▶ [The problem]: Exactly the lines from the one with "Write a Python" through the one with "txt_col = '#222222'", inclusive, are to be repeated, and the pictures are not.

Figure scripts
= = = = = = =

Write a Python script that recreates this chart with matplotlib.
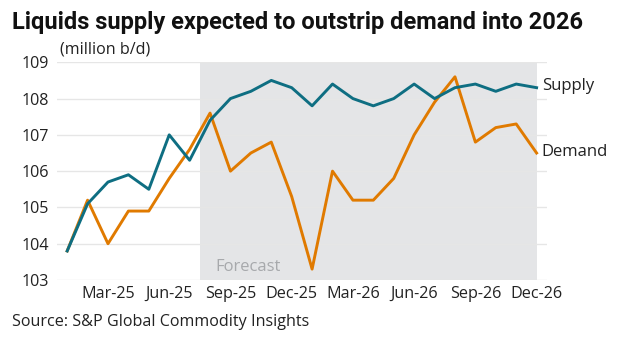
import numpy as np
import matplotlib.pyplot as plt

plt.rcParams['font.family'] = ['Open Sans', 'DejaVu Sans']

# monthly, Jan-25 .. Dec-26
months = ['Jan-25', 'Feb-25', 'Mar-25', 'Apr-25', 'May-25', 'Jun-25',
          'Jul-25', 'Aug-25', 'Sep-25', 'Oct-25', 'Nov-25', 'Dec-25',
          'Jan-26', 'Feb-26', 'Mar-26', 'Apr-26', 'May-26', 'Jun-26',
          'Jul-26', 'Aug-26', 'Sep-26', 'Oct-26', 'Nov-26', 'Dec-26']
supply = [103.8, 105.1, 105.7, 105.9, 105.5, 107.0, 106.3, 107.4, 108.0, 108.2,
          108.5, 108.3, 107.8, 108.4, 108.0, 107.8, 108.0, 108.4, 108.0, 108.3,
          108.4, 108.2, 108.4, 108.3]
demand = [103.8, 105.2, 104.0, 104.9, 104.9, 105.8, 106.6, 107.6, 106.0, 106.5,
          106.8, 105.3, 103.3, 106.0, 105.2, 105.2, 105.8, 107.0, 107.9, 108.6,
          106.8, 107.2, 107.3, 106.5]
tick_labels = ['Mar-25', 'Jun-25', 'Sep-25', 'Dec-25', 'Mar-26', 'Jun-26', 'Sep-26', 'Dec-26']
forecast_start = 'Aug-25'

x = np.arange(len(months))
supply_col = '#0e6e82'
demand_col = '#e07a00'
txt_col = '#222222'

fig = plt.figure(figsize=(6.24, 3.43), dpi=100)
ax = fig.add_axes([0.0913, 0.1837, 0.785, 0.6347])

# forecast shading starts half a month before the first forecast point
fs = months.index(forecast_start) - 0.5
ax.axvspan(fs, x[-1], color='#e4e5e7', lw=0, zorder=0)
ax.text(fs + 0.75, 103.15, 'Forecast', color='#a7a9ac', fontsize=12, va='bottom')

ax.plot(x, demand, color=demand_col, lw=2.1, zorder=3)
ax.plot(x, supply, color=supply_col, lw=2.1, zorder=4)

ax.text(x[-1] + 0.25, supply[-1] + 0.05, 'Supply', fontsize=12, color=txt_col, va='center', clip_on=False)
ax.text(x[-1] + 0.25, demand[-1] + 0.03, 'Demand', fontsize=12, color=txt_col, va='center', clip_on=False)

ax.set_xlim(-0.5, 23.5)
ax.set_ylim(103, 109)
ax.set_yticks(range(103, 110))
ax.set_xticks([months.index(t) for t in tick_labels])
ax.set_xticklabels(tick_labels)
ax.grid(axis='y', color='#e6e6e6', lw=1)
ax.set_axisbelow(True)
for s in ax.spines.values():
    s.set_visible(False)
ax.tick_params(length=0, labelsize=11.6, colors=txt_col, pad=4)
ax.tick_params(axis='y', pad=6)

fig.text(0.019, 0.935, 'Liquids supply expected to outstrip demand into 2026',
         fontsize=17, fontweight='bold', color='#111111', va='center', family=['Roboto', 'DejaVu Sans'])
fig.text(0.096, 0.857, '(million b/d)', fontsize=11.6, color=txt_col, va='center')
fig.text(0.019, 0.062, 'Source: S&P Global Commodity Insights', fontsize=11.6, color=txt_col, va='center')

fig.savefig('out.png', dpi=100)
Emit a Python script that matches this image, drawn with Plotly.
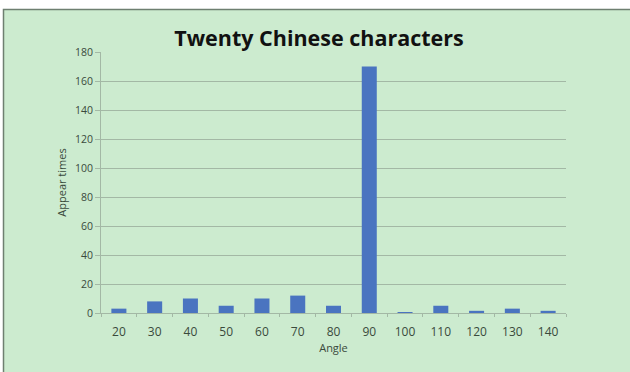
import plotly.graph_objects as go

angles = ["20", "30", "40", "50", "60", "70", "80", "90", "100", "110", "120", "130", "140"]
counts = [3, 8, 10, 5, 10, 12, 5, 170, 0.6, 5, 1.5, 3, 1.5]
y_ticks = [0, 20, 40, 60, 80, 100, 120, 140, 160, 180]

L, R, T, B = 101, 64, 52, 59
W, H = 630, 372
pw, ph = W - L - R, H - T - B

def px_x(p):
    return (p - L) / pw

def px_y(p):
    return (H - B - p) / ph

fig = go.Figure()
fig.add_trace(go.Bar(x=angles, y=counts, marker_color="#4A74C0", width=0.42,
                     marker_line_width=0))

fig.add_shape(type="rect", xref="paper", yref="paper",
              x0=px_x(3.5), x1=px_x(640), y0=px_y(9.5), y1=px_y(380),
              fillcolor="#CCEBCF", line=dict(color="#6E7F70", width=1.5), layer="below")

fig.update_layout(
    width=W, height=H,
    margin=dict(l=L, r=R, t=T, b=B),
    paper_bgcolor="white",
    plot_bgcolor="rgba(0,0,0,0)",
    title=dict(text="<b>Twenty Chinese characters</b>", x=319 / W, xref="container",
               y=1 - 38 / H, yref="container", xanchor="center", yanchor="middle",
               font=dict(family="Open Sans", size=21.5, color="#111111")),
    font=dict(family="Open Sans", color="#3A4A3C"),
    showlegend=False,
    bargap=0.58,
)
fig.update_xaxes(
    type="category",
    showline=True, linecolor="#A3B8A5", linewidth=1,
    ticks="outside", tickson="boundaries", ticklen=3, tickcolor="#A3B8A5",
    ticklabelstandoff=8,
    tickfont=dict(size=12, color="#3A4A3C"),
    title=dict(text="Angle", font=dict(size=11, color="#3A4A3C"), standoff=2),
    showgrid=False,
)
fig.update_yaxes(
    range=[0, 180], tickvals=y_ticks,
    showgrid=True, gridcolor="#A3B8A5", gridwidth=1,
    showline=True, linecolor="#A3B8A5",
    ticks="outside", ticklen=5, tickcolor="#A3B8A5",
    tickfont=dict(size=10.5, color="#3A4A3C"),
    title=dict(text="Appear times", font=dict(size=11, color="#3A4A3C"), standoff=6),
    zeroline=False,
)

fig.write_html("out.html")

= = = = = = =

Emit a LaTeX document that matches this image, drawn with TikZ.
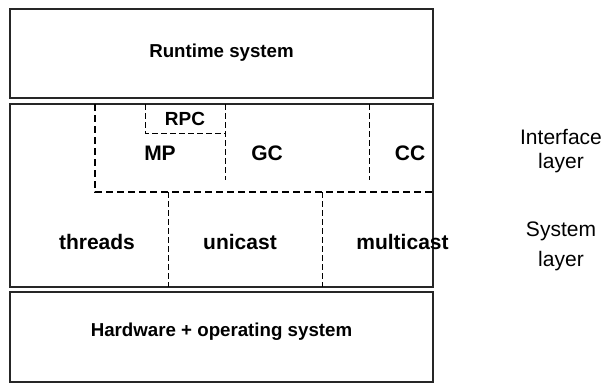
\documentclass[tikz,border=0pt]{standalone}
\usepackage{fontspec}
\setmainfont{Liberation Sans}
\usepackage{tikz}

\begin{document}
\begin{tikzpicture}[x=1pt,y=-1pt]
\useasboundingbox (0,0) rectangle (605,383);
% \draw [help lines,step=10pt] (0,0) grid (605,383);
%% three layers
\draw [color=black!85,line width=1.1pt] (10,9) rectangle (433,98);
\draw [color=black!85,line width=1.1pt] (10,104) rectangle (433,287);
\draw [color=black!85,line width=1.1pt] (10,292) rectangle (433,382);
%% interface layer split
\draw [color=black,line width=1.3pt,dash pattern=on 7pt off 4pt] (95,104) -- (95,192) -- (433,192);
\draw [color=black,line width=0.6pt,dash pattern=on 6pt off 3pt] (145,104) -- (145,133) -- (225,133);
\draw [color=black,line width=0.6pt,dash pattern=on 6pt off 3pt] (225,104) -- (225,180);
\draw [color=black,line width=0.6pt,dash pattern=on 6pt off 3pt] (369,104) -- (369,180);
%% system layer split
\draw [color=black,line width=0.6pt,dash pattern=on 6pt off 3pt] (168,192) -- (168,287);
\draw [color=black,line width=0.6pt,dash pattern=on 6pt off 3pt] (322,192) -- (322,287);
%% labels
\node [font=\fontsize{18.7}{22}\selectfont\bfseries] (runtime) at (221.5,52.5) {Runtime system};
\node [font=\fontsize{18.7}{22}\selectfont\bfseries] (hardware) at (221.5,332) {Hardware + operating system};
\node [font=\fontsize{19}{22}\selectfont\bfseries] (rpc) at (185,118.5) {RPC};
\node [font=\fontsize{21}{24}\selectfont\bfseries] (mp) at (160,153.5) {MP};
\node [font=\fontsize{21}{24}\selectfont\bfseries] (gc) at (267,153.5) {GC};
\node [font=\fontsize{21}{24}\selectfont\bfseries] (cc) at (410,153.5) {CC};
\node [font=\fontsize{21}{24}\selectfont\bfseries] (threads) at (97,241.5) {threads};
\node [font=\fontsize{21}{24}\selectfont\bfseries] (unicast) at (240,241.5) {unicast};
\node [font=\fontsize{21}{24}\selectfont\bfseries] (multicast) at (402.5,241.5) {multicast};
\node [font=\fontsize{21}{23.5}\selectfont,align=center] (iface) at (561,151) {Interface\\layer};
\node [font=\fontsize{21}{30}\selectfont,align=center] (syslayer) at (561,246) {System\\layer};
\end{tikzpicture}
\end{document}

= = = = = = =

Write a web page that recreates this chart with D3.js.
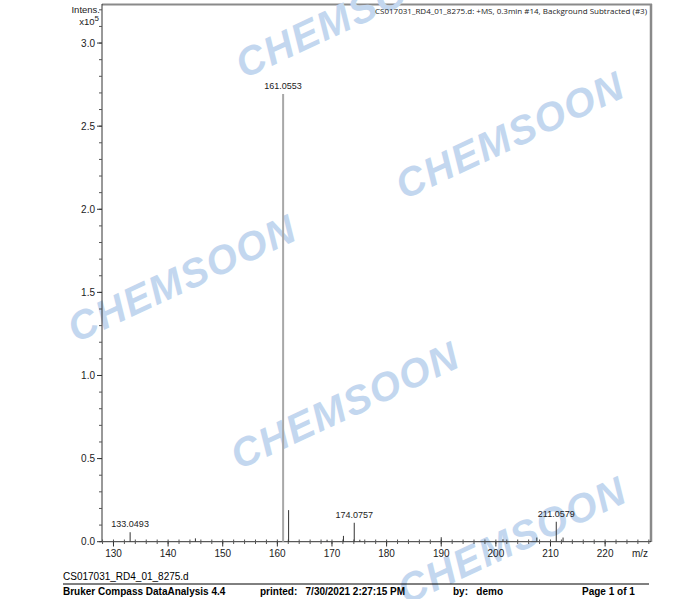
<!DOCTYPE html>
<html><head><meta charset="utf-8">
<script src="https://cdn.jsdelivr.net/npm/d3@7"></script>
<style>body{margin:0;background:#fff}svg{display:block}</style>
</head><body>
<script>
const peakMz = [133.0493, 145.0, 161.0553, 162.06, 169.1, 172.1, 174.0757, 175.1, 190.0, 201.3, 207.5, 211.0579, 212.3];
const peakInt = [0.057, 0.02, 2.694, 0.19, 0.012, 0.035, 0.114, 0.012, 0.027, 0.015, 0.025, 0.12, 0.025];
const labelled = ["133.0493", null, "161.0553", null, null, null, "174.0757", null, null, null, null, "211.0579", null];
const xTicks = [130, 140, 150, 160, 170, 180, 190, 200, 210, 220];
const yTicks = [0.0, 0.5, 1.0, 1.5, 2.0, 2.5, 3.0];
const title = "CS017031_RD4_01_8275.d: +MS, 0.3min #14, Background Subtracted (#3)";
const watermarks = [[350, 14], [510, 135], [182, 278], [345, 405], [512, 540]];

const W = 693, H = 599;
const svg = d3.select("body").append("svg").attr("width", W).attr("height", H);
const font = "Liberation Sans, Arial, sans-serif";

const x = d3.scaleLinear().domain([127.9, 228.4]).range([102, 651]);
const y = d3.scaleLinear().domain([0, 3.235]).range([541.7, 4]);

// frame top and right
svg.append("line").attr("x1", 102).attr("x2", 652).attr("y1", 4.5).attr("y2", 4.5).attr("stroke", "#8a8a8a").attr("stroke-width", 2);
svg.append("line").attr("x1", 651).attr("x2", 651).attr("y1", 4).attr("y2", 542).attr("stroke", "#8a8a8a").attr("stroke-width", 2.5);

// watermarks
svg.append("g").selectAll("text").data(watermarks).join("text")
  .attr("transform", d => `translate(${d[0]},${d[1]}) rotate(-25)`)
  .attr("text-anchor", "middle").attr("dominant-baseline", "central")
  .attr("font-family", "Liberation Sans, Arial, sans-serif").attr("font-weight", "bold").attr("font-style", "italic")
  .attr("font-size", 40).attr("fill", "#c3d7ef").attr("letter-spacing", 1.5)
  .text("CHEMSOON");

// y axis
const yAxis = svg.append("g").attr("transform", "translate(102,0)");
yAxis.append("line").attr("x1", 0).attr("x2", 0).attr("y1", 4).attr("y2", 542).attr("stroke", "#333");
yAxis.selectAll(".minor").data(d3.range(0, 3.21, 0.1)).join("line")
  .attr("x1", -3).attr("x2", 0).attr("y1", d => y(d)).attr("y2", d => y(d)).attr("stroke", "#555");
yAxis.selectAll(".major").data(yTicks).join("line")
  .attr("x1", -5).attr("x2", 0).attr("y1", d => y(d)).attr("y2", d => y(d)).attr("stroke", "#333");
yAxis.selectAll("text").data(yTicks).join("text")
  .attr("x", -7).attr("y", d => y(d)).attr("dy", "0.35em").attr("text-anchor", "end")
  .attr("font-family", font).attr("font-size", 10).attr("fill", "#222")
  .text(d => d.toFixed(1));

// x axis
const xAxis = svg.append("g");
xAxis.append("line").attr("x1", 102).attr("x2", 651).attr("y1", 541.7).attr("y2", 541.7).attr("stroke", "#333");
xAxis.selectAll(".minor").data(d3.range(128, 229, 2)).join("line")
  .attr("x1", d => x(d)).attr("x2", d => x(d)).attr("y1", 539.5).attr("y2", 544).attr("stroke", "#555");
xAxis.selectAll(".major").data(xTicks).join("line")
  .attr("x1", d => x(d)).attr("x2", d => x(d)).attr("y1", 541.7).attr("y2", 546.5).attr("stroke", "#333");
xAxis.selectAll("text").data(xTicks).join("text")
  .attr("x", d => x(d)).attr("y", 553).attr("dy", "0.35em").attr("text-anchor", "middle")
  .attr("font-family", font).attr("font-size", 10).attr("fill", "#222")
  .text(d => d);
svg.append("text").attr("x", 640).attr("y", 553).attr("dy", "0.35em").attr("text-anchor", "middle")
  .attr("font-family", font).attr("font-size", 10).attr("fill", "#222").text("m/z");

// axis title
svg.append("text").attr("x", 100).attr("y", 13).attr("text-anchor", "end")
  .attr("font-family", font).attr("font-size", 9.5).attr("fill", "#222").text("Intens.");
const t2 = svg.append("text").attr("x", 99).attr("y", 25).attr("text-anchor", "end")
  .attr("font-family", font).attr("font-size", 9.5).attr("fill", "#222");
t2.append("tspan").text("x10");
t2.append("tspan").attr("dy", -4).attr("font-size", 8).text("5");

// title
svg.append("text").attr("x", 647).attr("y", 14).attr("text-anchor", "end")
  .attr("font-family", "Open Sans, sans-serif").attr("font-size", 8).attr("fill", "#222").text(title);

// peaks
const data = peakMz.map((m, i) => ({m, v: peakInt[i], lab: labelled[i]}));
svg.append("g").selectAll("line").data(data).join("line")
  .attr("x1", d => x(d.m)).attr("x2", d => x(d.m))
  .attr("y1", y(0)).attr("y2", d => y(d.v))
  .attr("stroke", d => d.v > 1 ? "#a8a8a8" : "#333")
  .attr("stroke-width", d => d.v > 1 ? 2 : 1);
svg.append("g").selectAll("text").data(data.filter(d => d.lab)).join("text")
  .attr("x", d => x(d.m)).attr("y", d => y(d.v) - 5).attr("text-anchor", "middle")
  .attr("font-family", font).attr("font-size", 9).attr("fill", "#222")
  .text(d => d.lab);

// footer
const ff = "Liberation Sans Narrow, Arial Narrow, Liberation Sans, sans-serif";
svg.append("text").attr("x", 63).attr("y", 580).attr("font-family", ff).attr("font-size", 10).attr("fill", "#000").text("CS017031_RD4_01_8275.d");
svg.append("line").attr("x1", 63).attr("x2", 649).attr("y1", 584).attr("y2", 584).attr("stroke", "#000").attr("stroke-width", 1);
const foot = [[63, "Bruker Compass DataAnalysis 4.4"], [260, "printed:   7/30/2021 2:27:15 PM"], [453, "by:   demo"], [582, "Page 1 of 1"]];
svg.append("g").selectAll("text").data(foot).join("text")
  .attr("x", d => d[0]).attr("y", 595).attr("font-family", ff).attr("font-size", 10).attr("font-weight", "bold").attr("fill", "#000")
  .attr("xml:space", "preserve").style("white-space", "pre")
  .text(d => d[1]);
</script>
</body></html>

= = = = = = =

▶ [The answer]:
Write a Python script that recreates this chart with matplotlib.
import numpy as np
import matplotlib.pyplot as plt

plt.rcParams['font.family'] = ['Open Sans', 'DejaVu Sans']

# monthly, Jan-25 .. Dec-26
months = ['Jan-25', 'Feb-25', 'Mar-25', 'Apr-25', 'May-25', 'Jun-25',
          'Jul-25', 'Aug-25', 'Sep-25', 'Oct-25', 'Nov-25', 'Dec-25',
          'Jan-26', 'Feb-26', 'Mar-26', 'Apr-26', 'May-26', 'Jun-26',
          'Jul-26', 'Aug-26', 'Sep-26', 'Oct-26', 'Nov-26', 'Dec-26']
supply = [103.8, 105.1, 105.7, 105.9, 105.5, 107.0, 106.3, 107.4, 108.0, 108.2,
          108.5, 108.3, 107.8, 108.4, 108.0, 107.8, 108.0, 108.4, 108.0, 108.3,
          108.4, 108.2, 108.4, 108.3]
demand = [103.8, 105.2, 104.0, 104.9, 104.9, 105.8, 106.6, 107.6, 106.0, 106.5,
          106.8, 105.3, 103.3, 106.0, 105.2, 105.2, 105.8, 107.0, 107.9, 108.6,
          106.8, 107.2, 107.3, 106.5]
tick_labels = ['Mar-25', 'Jun-25', 'Sep-25', 'Dec-25', 'Mar-26', 'Jun-26', 'Sep-26', 'Dec-26']
forecast_start = 'Aug-25'

x = np.arange(len(months))
supply_col = '#0e6e82'
demand_col = '#e07a00'
txt_col = '#222222'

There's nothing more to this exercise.